What follows Joshua’s organisation of the priests and the people is a 7-day procession around Jericho.
Processions are both acts of war and of worship. The idea behind a procession is a declaration of sovereign rule and a victory march in war (Psalm 42:4; 68:24-25; 2 Corinthians 2:14).
This procession brings down the walls and Jericho is given over to destruction by fire. But the victory at Jericho is a victory won through worshipping and proclaiming the God who sits enthroned between Cheribum.
The same thing is taking place for the church as we gather on the Lord’s Day.
First, the Church, hearing the gospel, is hearing the terms of conquest. The weapons of our warfare are word and sacrament.

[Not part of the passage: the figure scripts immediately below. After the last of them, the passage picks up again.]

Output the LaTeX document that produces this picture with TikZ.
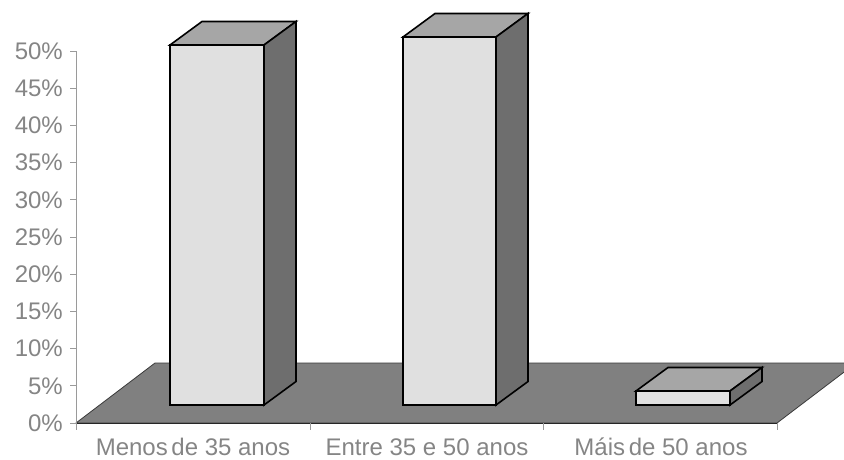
\documentclass[tikz,border=0pt]{standalone}
\usepackage{fontspec}
\setmainfont{Liberation Sans}
\definecolor{labelc}{HTML}{858585}
\definecolor{axisc}{HTML}{9A9A9A}
\definecolor{floorc}{HTML}{808080}
\definecolor{floorline}{HTML}{3A3A3A}
\definecolor{frontc}{HTML}{E0E0E0}
\definecolor{topc}{HTML}{A6A6A6}
\definecolor{sidec}{HTML}{6E6E6E}
\newcommand\drawbar[4]{%
  \filldraw[barline, fill=frontc] (#1,#3) rectangle (#2,#4);
  \filldraw[barline, fill=topc] (#1,#3) -- (#1+32,#3-23.5) -- (#2+32,#3-23.5) -- (#2,#3) -- cycle;
  \filldraw[barline, fill=sidec] (#2,#3) -- (#2+32,#3-23.5) -- (#2+32,#4-23.5) -- (#2,#4) -- cycle;
}
\begin{document}
\begin{tikzpicture}[x=1pt,y=-1pt,
  lbl/.style={text=labelc, font=\fontsize{24}{28}\selectfont, inner sep=0pt},
  barline/.style={draw=black, line width=1.6pt, line join=miter},
  axisline/.style={draw=axisc, line width=0.9pt}]
\useasboundingbox (0,0) rectangle (844,459);
\clip (0,0) rectangle (844,459);
% floor
\filldraw[fill=floorc, draw=floorline, line width=0.8pt] (76,423) -- (155,363) -- (856,363) -- (777,423) -- cycle;
% value axis
\draw[axisline] (76,51) -- (76,423);
\foreach \k in {0,...,10} {
  \pgfmathsetmacro\yy{423-37.2*\k}
  \pgfmathtruncatemacro\pc{5*\k}
  \draw[axisline] (70,\yy) -- (76,\yy);
  \node[lbl, anchor=east] (t\k) at (63,\yy) {\pc\%};
}
\draw[black!85, line width=1pt] (76,423) -- (777,423);
% category ticks
\foreach \xx in {76,310,543,777} \draw[axisline] (\xx,423) -- (\xx,430);
% bars
\drawbar{170}{264}{45}{405}
\drawbar{403}{496}{37}{405}
\drawbar{636}{730}{391}{405}
% category labels
\node[lbl, anchor=base] (c1) at (193,455) {Menos\kern-3pt\ de 35 anos};
\node[lbl, anchor=base] (c2) at (427,455) {Entre 35 e 50 anos};
\node[lbl, anchor=base] (c3) at (661,455) {Máis\kern-3pt\ de 50 anos};
\end{tikzpicture}
\end{document}
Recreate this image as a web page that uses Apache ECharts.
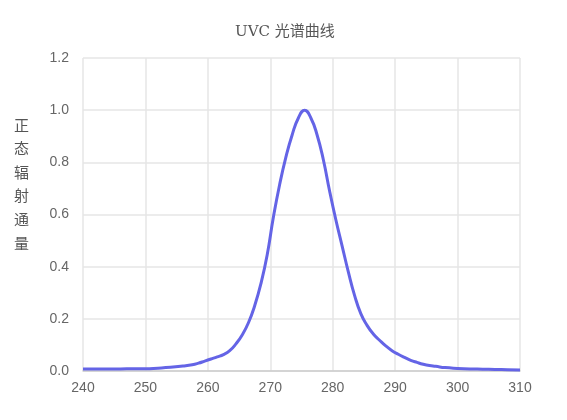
<!DOCTYPE html>
<html>
<head>
<meta charset="utf-8">
<script src="https://cdn.jsdelivr.net/npm/echarts@6/dist/echarts.min.js"></script>
<style>html,body{margin:0;padding:0;background:#fff}#c{width:567px;height:420px}</style>
</head>
<body>
<div id="c"></div>
<script>
var titleText = 'UVC 光谱曲线';
var yName = '正态辐射通量';
var wavelengths = [240,242,244,246,248,250,252,254,256,257.5,258.5,259.5,260.5,261.5,262.5,263.5,264.5,265.5,266.5,267.5,268.5,269.5,270.5,271.5,272.5,273.5,274.5,275.5,276.5,277.5,278.5,279.5,280.5,281.5,282.5,283.5,284.5,285.5,286.5,287.5,288.5,289.5,290.5,291.5,292.5,293.5,294.5,295.5,296.5,298,300,302,304,306,308,310];
var intensity   = [0.008,0.008,0.008,0.008,0.009,0.009,0.011,0.014,0.019,0.024,0.03,0.038,0.046,0.054,0.063,0.078,0.104,0.138,0.185,0.25,0.335,0.445,0.59,0.715,0.82,0.905,0.97,1.0,0.97,0.905,0.81,0.69,0.58,0.48,0.38,0.29,0.22,0.175,0.142,0.118,0.096,0.078,0.064,0.052,0.041,0.033,0.026,0.021,0.018,0.013,0.010,0.008,0.007,0.006,0.005,0.004];

var chart = echarts.init(document.getElementById('c'), null, {renderer:'canvas'});
var data = wavelengths.map(function(x,i){return [x,intensity[i]];});
chart.setOption({
  animation:false,
  title:{text:titleText,left:230,top:20,
    textStyle:{fontFamily:'"DejaVu Serif","Noto Sans CJK SC",serif',fontSize:15,fontWeight:'normal',color:'#555'}},
  grid:{left:83,right:47,top:58,bottom:49},
  graphic:[{type:'text',left:14,top:113,style:{text:yName.split('').join('\n'),lineHeight:23.6,
    font:'15px "Noto Sans CJK SC"',fill:'#555'}}],
  xAxis:{type:'value',min:240,max:310,interval:10,
    axisLine:{show:true,lineStyle:{color:'#ccc',width:1.5}},
    axisTick:{show:false},
    axisLabel:{margin:10,fontSize:14,color:'#666',fontFamily:'"Liberation Sans",Arial'},
    splitLine:{show:true,lineStyle:{color:'#e6e6e6',width:1.5}}},
  yAxis:{type:'value',min:0,max:1.2,interval:0.2,
    axisLine:{show:false},axisTick:{show:false},
    axisLabel:{margin:14,fontSize:14,color:'#666',fontFamily:'"Liberation Sans",Arial',
      formatter:function(v){return v.toFixed(1);}},
    splitLine:{show:true,lineStyle:{color:'#e6e6e6',width:1.5}}},
  series:[{type:'line',data:data,smooth:true,showSymbol:false,
    lineStyle:{color:'#6464e6',width:3}}]
});
</script>
</body>
</html>
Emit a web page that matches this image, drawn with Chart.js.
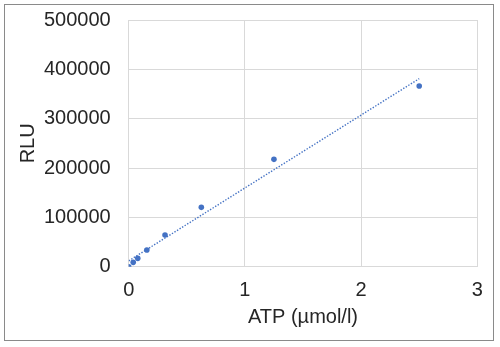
<!DOCTYPE html>
<html>
<head>
<meta charset="utf-8">
<script src="https://cdn.jsdelivr.net/npm/chart.js@4/dist/chart.umd.min.js"></script>
<style>
  html, body { margin: 0; padding: 0; background: #fff; }
  #wrap { position: relative; width: 500px; height: 347px; }
  #frame {
    position: absolute; left: 4px; top: 4px; width: 488px; height: 335px;
    border: 1.5px solid #8a8a8a; pointer-events: none;
  }
</style>
</head>
<body>
<div id="wrap">
  <canvas id="atpChart" width="500" height="347"></canvas>
  <div id="frame"></div>
</div>
<script>
// ATP standard curve: serial dilution vs. luminescence
const atpConc = [0, 0.039, 0.078, 0.156, 0.3125, 0.625, 1.25, 2.5];
const rluValues = [0, 8800, 16900, 33800, 64200, 120300, 217600, 366200];
const xTicks = [0, 1, 2, 3];
const yTicks = [0, 100000, 200000, 300000, 400000, 500000];

const BLUE = '#4472C4';
const GRID = '#d9d9d9';
const TEXT = '#262626';
const FONT = 'Liberation Sans, Arial, sans-serif';

// least-squares linear trendline over the measured points
function linearFit(xs, ys) {
    const n = xs.length;
    const mx = xs.reduce((a, b) => a + b, 0) / n;
    const my = ys.reduce((a, b) => a + b, 0) / n;
    let sxy = 0, sxx = 0;
    xs.forEach((x, i) => {
        sxy += (x - mx) * (ys[i] - my);
        sxx += (x - mx) * (x - mx);
    });
    const slope = sxy / sxx;
    return { slope, intercept: my - slope * mx };
}

const fit = linearFit(atpConc, rluValues);
const xFirst = atpConc[0];
const xLast = atpConc[atpConc.length - 1];
const trendPoints = [xFirst, xLast].map(x => ({ x, y: fit.intercept + fit.slope * x }));

new Chart(document.getElementById('atpChart'), {
    type: 'scatter',
    data: {
        datasets: [
            {
                label: 'RLU',
                data: atpConc.map((x, i) => ({ x, y: rluValues[i] })),
                backgroundColor: BLUE,
                borderColor: BLUE,
                pointRadius: 2.8,
                pointBorderWidth: 0,
                order: 1
            },
            {
                label: 'Linear',
                type: 'line',
                data: trendPoints,
                borderColor: BLUE,
                borderWidth: 1.4,
                borderDash: [1.4, 1.6],
                pointRadius: 0,
                fill: false,
                order: 2
            }
        ]
    },
    options: {
        responsive: false,
        animation: false,
        layout: { padding: { top: 20, right: 22.7, bottom: 0, left: 0 } },
        plugins: {
            legend: { display: false },
            tooltip: { enabled: false }
        },
        scales: {
            x: {
                type: 'linear',
                min: xTicks[0],
                max: xTicks[xTicks.length - 1],
                afterBuildTicks: s => { s.ticks = xTicks.map(v => ({ value: v })); },
                afterFit: s => { s.height = 80.3; s.paddingLeft = 0; s.paddingRight = 0; },
                grid: { color: GRID, lineWidth: 1, drawTicks: false },
                border: { color: GRID, width: 1 },
                ticks: {
                    color: TEXT,
                    padding: 12,
                    font: { family: FONT, size: 20 },
                    callback: v => String(v)
                },
                title: {
                    display: true,
                    text: 'ATP (µmol/l)',
                    color: TEXT,
                    padding: 18,
                    font: { family: FONT, size: 20 }
                }
            },
            y: {
                min: yTicks[0],
                max: yTicks[yTicks.length - 1],
                afterBuildTicks: s => { s.ticks = yTicks.map(v => ({ value: v })); },
                afterFit: s => { s.width = 128.7; s.paddingTop = 0; s.paddingBottom = 0; },
                grid: { color: GRID, lineWidth: 1, drawTicks: false },
                border: { color: GRID, width: 1 },
                ticks: {
                    color: TEXT,
                    padding: 18,
                    font: { family: FONT, size: 20 },
                    callback: v => String(v)
                },
                title: {
                    display: true,
                    text: 'RLU',
                    color: TEXT,
                    padding: 16,
                    font: { family: FONT, size: 20 }
                }
            }
        }
    }
});
</script>
</body>
</html>
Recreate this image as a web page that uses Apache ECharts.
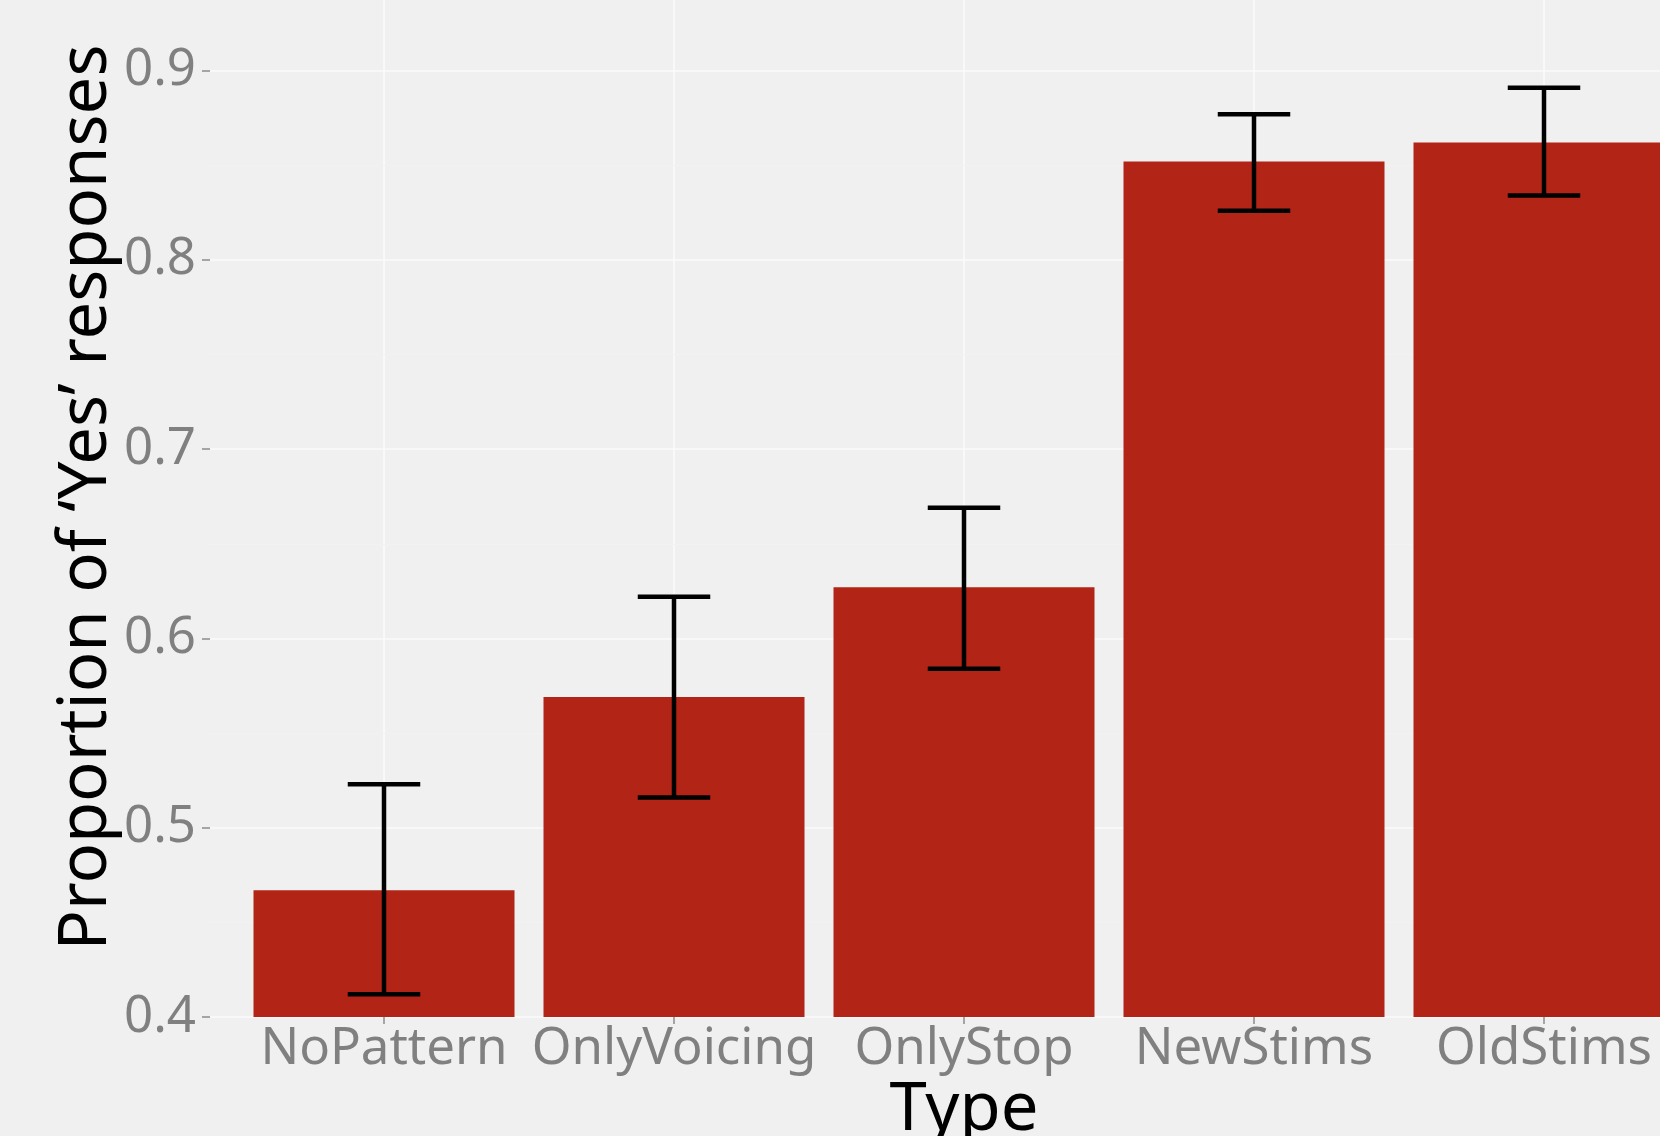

Bread, wine, songs of praise and the word of God preached.
These words and deeds pull down strongholds, worldly arguments and every lofty opinion that attempts to raise itself against the knowledge of God (2 Corinthians 10:4-5).
Conquest comes by declaring that the world already belongs to Jesus and He, like the Ark, is in our midst.
When the history of redemption draws to a close, we will find that the world was conquered and that the church in her meekness has inherited the earth by means of words, bread, wine and song.
God gave Canaan to Abraham, but the sons of Abraham had to go in and take it.
In the same way, God has given the nations to Christ as His inheritance. Today, we eat bread and drink wine for which we did not toil. We are baptised into Christ and into the task of worship.
And when we worship Him in these things we are bringing the Ark of His presence into the street and thereby declaring His Lordship and His claim over all things. Not only over our land and our lives but over their land and their lives.